Schwinger boson mean field theories of spin liquid states on a honeycomb lattice: Projective symmetry group analysis and critical field theory

Abstract

Motivated by the recent numerical evidence[1] of a short-range resonating valence bond state in the honeycomb lattice Hubbard model, we consider Schwinger boson mean field theories of possible spin liquid states on honeycomb lattice. From general stability considerations the possible spin liquids will have gapped spinons coupled to Z$_2$ gauge field. We apply the projective symmetry group(PSG) method to classify possible Z$_2$ spin liquid states within this formalism on honeycomb lattice. It is found that there are only two relevant Z$_2$ states, differed by the value of gauge flux, zero or $\pi$, in the elementary hexagon. The zero-flux state is a promising candidate for the observed spin liquid and continuous phase transition into commensurate N\'eel order.
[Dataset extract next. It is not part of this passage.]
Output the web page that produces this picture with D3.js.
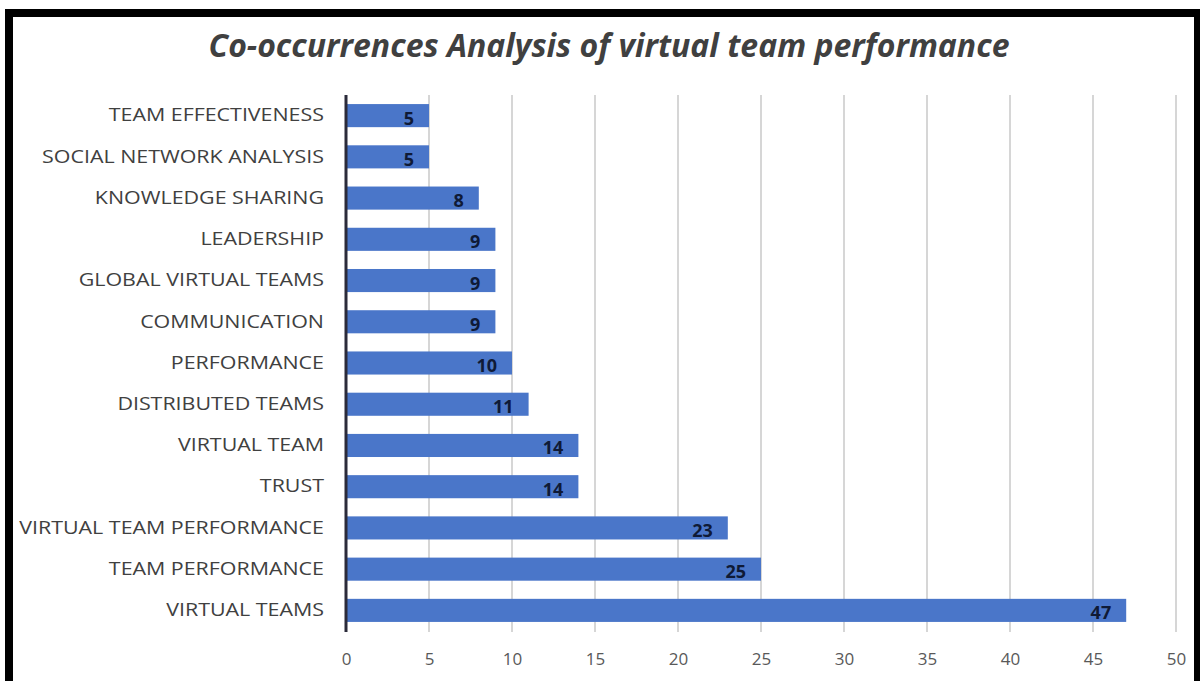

We also derive the critical field theory for this transition, which is the well-studied O(4) invariant theory[2-4], and has an irrelevant coupling between Higgs and boson fields with cubic power of spatial derivatives as required by lattice symmetry. This is in sharp contrast to the conventional theory[5], where such transition generically leads to non-colinear incommensurate magnetic order. In this scenario the Z$_2$ spin liquid could be close to a tricritical point. Soft boson modes will exist at seven different wave vectors. This will show up as low frequency dynamical spin susceptibility peaks not only at the $\Gamma$ point (the N\'eel order wave vector) but also at Brillouin zone edge center $M$ points and twelve other points. Some simple properties of the $\pi$-flux state are studies as well. Symmetry allowed further neighbor mean field ansatz are derived in Appendix which can be used in future theoretical works along this direction.